Cerpen Langit Makin Mendung diterbitkan di majalah Sastra yang dipimpin HB Jassin pada Agustus 1968 dengan nama pena Kipandjikusmin. Cerita ini langsung menuai kontroversi. Sejumlah Muslim Indonesia menganggapnya penistaan dan pelecehan terhadap Islam. Salah satu poin yang dipermasalahkan adalah personifikasi Allah secara antropomorfik, serta penggambaran Muhammad dan tokoh-tokoh Islam lainnya yang dirasa "kurang menghormati". Cerita ini dilarang terbit di Sumatera Utara pada 12 Oktober dan beberapa grup remaja Islam menyerang kantor Sastra di Jakarta.

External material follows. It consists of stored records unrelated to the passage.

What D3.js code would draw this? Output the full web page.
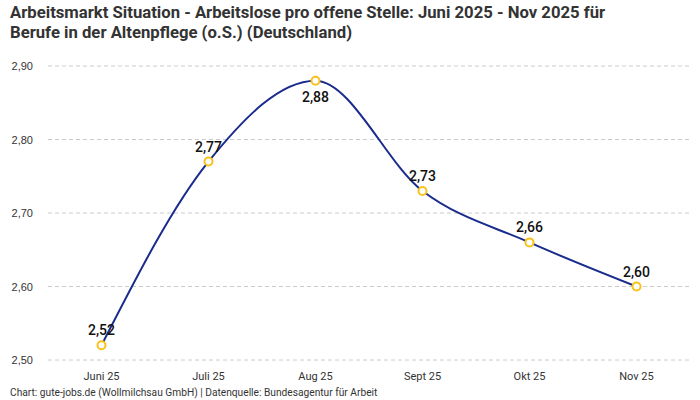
<!DOCTYPE html>
<html>
<head>
<meta charset="utf-8">
<script src="https://cdn.jsdelivr.net/npm/d3@7"></script>
<style>
  body { margin: 0; background: #fff; }
  svg { display: block; }
</style>
</head>
<body>
<div id="chart"></div>
<script>
var months = ["Juni 25", "Juli 25", "Aug 25", "Sept 25", "Okt 25", "Nov 25"];
var values = [2.52, 2.77, 2.88, 2.73, 2.66, 2.60];
var labelBelow = [false, false, true, false, false, false];
var yTicks = [2.5, 2.6, 2.7, 2.8, 2.9];

var width = 700, height = 400;
var margin = {top: 66, right: 10, bottom: 40, left: 48};

var svg = d3.select("#chart").append("svg")
    .attr("width", width)
    .attr("height", height);

var x = d3.scaleBand()
    .domain(months)
    .range([margin.left, width - margin.right]);

var y = d3.scaleLinear()
    .domain([2.5, 2.9])
    .range([360, 66]);

var fmt = function(v) { return d3.format(".2f")(v).replace(".", ","); };

// title
svg.append("text")
    .attr("x", 10).attr("y", 18)
    .style("font-family", "Roboto")
    .style("font-weight", "bold")
    .style("font-size", "16.7px")
    .attr("fill", "#333")
    .text("Arbeitsmarkt Situation - Arbeitslose pro offene Stelle: Juni 2025 - Nov 2025 für");
svg.append("text")
    .attr("x", 10).attr("y", 38)
    .style("font-family", "Roboto")
    .style("font-weight", "bold")
    .style("font-size", "16.7px")
    .attr("fill", "#333")
    .text("Berufe in der Altenpflege (o.S.) (Deutschland)");

// grid + y labels
var grid = svg.append("g");
grid.selectAll("line").data(yTicks).enter().append("line")
    .attr("x1", margin.left).attr("x2", width - margin.right)
    .attr("y1", function(d) { return y(d); })
    .attr("y2", function(d) { return y(d); })
    .attr("stroke", "#ccc")
    .attr("stroke-dasharray", "4,3");
grid.selectAll("text").data(yTicks).enter().append("text")
    .attr("x", 33)
    .attr("y", function(d) { return y(d) + 4; })
    .attr("text-anchor", "end")
    .style("font-family", "Liberation Sans")
    .style("font-size", "11px")
    .attr("fill", "#333")
    .text(fmt);

// x axis
var xAxis = d3.axisBottom(x).tickSize(0).tickPadding(0);
var gx = svg.append("g")
    .attr("transform", "translate(0," + 372 + ")")
    .call(xAxis);
gx.select(".domain").remove();
gx.selectAll("text")
    .style("font-family", "Roboto")
    .style("font-size", "11px")
    .attr("fill", "#333")
    .attr("dy", "0.71em");

// line
var cx = function(d, i) { return x(months[i]) + x.bandwidth() / 2; };
var line = d3.line()
    .x(cx)
    .y(function(d) { return y(d); })
    .curve(d3.curveMonotoneX);

svg.append("path")
    .datum(values)
    .attr("d", line)
    .attr("fill", "none")
    .attr("stroke", "#1a2b8c")
    .attr("stroke-width", 2);

svg.selectAll("circle.pt").data(values).enter().append("circle")
    .attr("class", "pt")
    .attr("cx", cx)
    .attr("cy", function(d) { return y(d); })
    .attr("r", 4)
    .attr("fill", "#fff")
    .attr("stroke", "#f7c21b")
    .attr("stroke-width", 2);

svg.selectAll("text.val").data(values).enter().append("text")
    .attr("class", "val")
    .attr("x", cx)
    .attr("y", function(d, i) { return labelBelow[i] ? y(d) + 21 : y(d) - 10; })
    .attr("text-anchor", "middle")
    .style("font-family", "Roboto")
    .style("font-weight", "500")
    .style("font-size", "14px")
    .attr("fill", "#111")
    .text(fmt);

// footer
svg.append("text")
    .attr("x", 10).attr("y", 396)
    .style("font-family", "Roboto")
    .style("font-size", "10.2px")
    .attr("fill", "#333")
    .text("Chart: gute-jobs.de (Wollmilchsau GmbH) | Datenquelle: Bundesagentur für Arbeit");
</script>
</body>
</html>
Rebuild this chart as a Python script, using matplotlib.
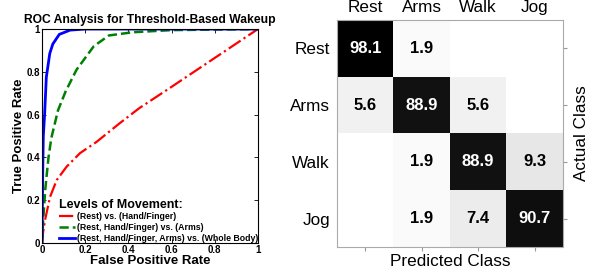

Setelah berkali-kali diancam, Jassin dan editor pendampingnya Rachman mengeluarkan pernyataan maaf ke publik. Meskipun begitu, majalah ini tetap dilarang terbit. Tanggal 22 atau 25 Oktober 1968, Kipandjikusmin ikut meminta maaf lewat surat kabar Kami.

Pada bulan April 1969 atau Februari 1970, kantor Jaksa Agung di Medan menuntut Jassin dengan pasal penistaan agama karena menolak mengungkapkan nama asli Kipandjikusmin.  Di pengadilan, Jassin berpendapat bahwa cerita ini adalah hasil imajinasi penulis dan tidak bisa dianggap melecehkan Islam. Ia juga menyatakan bahwa beberapa penggambaran Allah secara fisik di Quran dan literatur Sufi serta pengaruh Kristen dari sang penulis. Seorang saksi dalam sidang ini, ulama dan penulis ternama Haji Abdul Malik Karim Amrullah (Hamka), mengatakan bahwa penggambaran Allah yang memakai kacamata menandakan Allah tidak sempurna, bertentangan dengan personifikasi versi Jassin yang didasarkan pada cinta manusia kepada Allah. Hamka kelak menyatakan bahwa tak seorang pun yang mampu memunculkan rasa kebencian terhadap Muhammad selain Kipandjikusmin sejak era Perang Salib. Jassin dijatuhkan hukuman percobaan selama satu tahun

Jassin mengungkapkan bahwa "Langit Makin Mendung", adalah imajinasi penulisnya, bukanlah dogma, sejarah, etika, atau realita objektif, namun sebuah karya yang berada di dalam dunianya sendiri. Hasilnya, Allah, Muhammad, dan tokoh agama lainnya hanya berupa tokoh fiksi dan tidak mewakili yang aslinya. Ia juga berpendapat bahwa "Langit Makin Mendung" tidak ditujukan sebagai penghinaan, melainkan kritik sosial tentang anggapan kesalahan dan korupsi pada masa pemerintahan Soekarno. Ia menyamakan "Langit Makin Mendung" dengan Divine Comedy karya Dante dan Javid Nama karya Allama Muhammad Iqbal yang berfokus pada perjalanan seorang manusia bersama pemandunya.